_SHORT TASK_: Locate the line that contains "Emit a web page" in the entries below, then repeat it and every following line through the line that contains "const startMonth = new Date(2005, 0, 1)", exactly, and no others.

## begin DATA ROWS

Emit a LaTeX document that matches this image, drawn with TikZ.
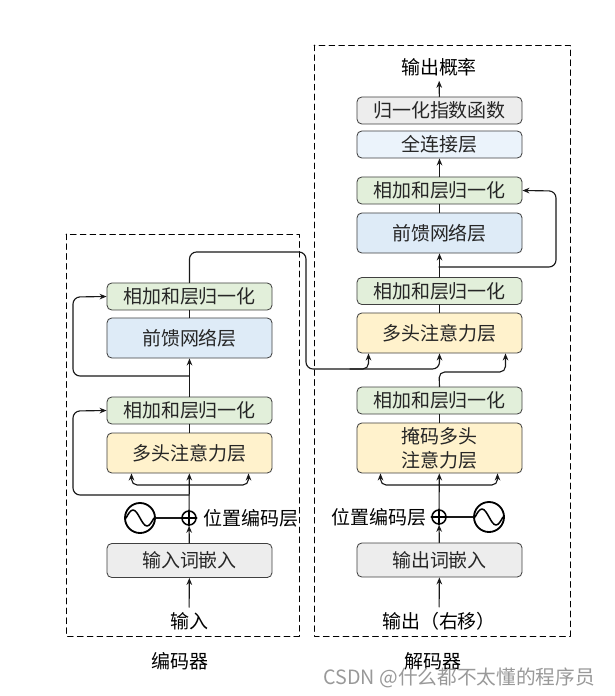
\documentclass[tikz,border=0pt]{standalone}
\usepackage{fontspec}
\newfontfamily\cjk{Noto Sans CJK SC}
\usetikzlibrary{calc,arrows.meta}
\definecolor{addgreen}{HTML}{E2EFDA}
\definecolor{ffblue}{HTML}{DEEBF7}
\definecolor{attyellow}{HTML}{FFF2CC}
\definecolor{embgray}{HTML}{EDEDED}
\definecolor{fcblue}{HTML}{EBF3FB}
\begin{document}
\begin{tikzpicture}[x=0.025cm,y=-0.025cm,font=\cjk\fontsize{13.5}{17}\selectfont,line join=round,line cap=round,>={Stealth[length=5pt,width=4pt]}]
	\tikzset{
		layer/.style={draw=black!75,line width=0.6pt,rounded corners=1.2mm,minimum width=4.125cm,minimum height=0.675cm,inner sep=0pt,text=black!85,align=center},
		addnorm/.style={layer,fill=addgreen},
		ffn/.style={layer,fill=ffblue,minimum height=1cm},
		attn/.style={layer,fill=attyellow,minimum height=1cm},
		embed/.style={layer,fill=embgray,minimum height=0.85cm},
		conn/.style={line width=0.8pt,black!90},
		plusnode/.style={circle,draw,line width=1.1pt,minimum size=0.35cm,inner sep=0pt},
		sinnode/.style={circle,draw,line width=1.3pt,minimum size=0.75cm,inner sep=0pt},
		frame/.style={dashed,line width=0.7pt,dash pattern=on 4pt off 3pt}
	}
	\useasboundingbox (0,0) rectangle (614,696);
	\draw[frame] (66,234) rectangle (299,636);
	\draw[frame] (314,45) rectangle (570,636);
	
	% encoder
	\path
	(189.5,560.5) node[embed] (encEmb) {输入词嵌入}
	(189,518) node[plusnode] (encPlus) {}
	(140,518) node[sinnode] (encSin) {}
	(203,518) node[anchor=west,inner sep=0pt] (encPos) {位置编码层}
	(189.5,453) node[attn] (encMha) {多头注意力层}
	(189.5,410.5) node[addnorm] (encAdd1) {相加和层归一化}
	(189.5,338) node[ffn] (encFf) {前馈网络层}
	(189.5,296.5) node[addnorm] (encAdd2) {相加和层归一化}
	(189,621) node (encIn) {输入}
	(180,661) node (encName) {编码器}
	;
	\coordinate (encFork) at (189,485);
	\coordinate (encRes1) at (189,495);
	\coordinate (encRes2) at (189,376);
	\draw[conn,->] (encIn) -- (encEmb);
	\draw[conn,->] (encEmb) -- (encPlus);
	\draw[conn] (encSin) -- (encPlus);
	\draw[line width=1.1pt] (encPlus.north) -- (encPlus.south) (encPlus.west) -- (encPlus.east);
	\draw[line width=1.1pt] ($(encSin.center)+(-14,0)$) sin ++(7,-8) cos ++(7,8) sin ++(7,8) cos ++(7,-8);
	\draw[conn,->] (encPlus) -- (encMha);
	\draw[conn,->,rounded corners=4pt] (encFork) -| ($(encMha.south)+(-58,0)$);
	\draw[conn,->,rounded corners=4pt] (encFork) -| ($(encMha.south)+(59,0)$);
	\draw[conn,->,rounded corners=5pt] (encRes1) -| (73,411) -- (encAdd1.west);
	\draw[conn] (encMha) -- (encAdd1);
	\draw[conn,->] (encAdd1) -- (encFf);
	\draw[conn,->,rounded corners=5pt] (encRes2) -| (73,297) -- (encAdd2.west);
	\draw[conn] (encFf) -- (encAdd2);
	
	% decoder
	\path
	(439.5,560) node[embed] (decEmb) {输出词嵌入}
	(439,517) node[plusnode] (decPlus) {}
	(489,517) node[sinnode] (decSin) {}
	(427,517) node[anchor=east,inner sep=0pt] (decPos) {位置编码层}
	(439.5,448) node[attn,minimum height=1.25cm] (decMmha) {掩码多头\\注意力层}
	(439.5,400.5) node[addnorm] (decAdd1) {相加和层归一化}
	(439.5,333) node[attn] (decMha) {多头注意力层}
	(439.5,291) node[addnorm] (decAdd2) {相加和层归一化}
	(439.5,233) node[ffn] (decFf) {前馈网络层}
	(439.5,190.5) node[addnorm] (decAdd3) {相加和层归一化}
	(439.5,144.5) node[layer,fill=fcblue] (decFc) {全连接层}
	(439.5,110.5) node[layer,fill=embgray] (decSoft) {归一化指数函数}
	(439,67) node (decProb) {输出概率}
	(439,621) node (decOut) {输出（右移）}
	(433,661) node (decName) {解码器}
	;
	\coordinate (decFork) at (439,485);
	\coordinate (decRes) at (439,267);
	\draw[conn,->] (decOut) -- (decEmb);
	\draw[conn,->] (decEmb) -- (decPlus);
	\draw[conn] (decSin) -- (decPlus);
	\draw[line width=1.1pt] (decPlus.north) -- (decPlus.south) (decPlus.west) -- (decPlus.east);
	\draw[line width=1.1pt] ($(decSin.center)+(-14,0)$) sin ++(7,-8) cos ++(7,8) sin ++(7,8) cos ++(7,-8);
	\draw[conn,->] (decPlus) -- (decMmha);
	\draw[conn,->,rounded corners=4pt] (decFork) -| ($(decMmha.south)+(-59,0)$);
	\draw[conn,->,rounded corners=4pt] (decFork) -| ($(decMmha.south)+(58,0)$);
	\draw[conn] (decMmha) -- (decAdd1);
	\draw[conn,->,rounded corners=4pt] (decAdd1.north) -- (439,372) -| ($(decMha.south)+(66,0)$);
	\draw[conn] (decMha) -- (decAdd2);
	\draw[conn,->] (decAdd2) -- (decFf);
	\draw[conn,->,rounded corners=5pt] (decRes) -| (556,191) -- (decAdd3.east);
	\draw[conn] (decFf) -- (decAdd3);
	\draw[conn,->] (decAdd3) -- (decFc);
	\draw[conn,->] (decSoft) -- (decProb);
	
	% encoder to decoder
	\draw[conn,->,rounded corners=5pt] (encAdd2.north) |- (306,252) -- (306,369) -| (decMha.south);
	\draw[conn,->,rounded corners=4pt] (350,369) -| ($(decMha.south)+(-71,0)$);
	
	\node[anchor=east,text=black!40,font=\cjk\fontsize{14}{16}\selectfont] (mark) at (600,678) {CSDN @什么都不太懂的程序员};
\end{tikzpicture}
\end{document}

## end DATA ROWS
## begin DATA ROWS

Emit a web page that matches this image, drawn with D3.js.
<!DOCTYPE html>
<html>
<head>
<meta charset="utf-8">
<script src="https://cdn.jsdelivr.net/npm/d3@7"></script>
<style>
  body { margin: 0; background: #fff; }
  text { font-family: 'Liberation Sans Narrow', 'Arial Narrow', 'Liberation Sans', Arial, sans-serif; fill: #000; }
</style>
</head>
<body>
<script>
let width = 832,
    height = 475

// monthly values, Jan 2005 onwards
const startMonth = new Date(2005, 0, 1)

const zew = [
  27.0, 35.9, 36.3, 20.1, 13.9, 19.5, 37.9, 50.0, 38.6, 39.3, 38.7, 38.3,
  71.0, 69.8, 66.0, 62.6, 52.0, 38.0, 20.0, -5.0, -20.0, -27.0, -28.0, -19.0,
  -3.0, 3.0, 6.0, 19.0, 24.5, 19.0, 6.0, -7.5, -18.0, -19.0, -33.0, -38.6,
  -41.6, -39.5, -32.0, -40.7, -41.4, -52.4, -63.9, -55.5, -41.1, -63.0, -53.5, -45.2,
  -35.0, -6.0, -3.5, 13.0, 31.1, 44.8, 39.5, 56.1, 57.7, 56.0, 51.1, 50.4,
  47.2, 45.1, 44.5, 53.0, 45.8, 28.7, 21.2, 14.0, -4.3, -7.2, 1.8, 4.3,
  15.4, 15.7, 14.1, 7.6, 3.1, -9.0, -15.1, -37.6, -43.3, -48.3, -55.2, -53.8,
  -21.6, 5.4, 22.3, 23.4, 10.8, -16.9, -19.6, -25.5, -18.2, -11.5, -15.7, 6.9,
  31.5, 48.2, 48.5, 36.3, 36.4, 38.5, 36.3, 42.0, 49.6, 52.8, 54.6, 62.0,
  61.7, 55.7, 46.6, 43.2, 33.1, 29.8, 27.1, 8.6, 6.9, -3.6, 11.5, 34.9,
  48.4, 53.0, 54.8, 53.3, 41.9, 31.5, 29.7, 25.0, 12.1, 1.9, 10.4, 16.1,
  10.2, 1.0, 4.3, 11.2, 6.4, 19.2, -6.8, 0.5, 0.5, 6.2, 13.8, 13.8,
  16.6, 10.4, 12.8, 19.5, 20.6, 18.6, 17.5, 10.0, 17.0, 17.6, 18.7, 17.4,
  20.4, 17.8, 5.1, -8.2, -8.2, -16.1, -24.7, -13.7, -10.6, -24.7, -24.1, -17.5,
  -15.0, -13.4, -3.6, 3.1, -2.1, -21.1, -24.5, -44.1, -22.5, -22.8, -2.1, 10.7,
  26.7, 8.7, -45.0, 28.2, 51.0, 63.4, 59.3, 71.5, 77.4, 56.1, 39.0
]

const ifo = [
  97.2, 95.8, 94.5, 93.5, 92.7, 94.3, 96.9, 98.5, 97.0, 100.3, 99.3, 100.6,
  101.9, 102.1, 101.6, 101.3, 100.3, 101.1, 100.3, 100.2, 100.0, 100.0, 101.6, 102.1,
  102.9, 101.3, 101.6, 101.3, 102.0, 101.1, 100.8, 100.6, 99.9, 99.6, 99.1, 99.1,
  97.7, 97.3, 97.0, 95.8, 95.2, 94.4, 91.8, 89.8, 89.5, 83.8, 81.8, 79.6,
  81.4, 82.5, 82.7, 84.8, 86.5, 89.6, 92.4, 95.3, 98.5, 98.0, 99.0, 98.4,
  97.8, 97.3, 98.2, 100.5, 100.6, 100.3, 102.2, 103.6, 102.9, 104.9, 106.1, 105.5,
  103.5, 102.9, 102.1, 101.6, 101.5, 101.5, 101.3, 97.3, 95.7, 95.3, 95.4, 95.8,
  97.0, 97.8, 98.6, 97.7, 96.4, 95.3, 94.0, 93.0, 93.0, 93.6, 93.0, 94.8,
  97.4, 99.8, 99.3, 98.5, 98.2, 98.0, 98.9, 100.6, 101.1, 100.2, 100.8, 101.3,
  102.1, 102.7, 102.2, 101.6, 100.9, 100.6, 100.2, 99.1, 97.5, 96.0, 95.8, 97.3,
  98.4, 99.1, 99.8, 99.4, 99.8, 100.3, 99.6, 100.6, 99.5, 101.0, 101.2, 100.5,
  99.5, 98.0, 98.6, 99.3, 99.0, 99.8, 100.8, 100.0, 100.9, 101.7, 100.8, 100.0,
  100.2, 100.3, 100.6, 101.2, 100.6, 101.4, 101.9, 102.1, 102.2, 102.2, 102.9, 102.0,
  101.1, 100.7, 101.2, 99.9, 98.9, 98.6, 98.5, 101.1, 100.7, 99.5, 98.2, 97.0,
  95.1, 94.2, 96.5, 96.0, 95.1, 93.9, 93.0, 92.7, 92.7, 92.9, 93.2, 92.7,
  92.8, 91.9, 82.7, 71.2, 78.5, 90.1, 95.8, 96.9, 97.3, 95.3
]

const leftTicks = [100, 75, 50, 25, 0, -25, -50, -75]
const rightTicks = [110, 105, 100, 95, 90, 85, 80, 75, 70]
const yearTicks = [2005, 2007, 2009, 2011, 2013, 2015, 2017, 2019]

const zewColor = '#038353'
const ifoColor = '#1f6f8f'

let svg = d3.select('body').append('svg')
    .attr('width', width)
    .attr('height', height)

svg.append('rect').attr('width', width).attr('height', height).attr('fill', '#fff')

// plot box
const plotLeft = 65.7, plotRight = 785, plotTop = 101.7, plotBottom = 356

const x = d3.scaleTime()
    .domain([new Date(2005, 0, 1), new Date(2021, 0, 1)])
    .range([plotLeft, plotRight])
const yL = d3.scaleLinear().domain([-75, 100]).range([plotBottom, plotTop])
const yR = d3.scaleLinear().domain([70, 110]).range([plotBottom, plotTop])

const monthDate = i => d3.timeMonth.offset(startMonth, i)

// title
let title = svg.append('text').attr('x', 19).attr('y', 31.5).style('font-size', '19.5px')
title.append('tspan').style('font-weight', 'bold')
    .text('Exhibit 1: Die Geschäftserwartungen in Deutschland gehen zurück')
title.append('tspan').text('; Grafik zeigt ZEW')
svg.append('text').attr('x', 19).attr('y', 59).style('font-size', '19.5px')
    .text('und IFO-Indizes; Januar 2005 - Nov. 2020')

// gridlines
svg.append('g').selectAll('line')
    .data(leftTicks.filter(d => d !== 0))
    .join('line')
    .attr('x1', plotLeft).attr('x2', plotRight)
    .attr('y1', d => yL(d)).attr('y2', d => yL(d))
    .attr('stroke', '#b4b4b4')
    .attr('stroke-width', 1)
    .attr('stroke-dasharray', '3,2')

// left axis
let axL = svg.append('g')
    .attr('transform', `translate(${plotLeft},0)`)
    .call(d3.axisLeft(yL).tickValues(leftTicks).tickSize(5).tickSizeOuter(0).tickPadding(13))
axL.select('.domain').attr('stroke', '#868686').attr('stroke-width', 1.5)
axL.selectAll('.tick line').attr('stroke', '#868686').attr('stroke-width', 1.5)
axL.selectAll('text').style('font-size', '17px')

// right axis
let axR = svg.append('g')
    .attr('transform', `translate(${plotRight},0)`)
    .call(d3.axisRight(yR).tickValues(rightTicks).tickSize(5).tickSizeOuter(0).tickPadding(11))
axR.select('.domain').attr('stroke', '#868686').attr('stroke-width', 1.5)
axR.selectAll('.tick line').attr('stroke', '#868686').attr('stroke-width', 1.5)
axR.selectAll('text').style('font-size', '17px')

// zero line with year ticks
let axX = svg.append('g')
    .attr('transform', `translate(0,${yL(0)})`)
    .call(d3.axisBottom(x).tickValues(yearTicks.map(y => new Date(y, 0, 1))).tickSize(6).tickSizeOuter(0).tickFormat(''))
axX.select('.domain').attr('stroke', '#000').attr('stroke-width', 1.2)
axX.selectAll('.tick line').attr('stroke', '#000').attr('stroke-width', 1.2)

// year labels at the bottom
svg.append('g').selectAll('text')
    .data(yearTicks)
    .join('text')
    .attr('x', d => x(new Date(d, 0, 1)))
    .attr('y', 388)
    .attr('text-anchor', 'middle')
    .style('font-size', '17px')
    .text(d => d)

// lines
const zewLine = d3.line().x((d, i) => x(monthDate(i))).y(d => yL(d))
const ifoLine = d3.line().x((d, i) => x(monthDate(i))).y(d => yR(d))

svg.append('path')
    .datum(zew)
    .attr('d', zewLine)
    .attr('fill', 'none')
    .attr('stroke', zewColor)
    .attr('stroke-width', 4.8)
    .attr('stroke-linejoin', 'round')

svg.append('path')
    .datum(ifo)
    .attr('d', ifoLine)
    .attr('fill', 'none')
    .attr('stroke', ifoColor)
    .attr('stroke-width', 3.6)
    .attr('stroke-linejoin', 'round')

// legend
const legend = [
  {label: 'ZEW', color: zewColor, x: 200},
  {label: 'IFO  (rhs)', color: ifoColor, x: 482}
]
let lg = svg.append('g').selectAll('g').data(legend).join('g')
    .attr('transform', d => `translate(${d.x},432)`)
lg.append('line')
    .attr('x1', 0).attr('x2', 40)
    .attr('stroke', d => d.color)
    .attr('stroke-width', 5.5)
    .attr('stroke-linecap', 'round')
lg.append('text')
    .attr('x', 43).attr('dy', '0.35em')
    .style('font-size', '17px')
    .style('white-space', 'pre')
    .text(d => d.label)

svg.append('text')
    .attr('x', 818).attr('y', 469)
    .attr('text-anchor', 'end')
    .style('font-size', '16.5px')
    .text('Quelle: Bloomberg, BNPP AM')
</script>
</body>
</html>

## end DATA ROWS

_RESULT_:
Emit a web page that matches this image, drawn with D3.js.
<!DOCTYPE html>
<html>
<head>
<meta charset="utf-8">
<script src="https://cdn.jsdelivr.net/npm/d3@7"></script>
<style>
  body { margin: 0; background: #fff; }
  text { font-family: 'Liberation Sans Narrow', 'Arial Narrow', 'Liberation Sans', Arial, sans-serif; fill: #000; }
</style>
</head>
<body>
<script>
let width = 832,
    height = 475

// monthly values, Jan 2005 onwards
const startMonth = new Date(2005, 0, 1)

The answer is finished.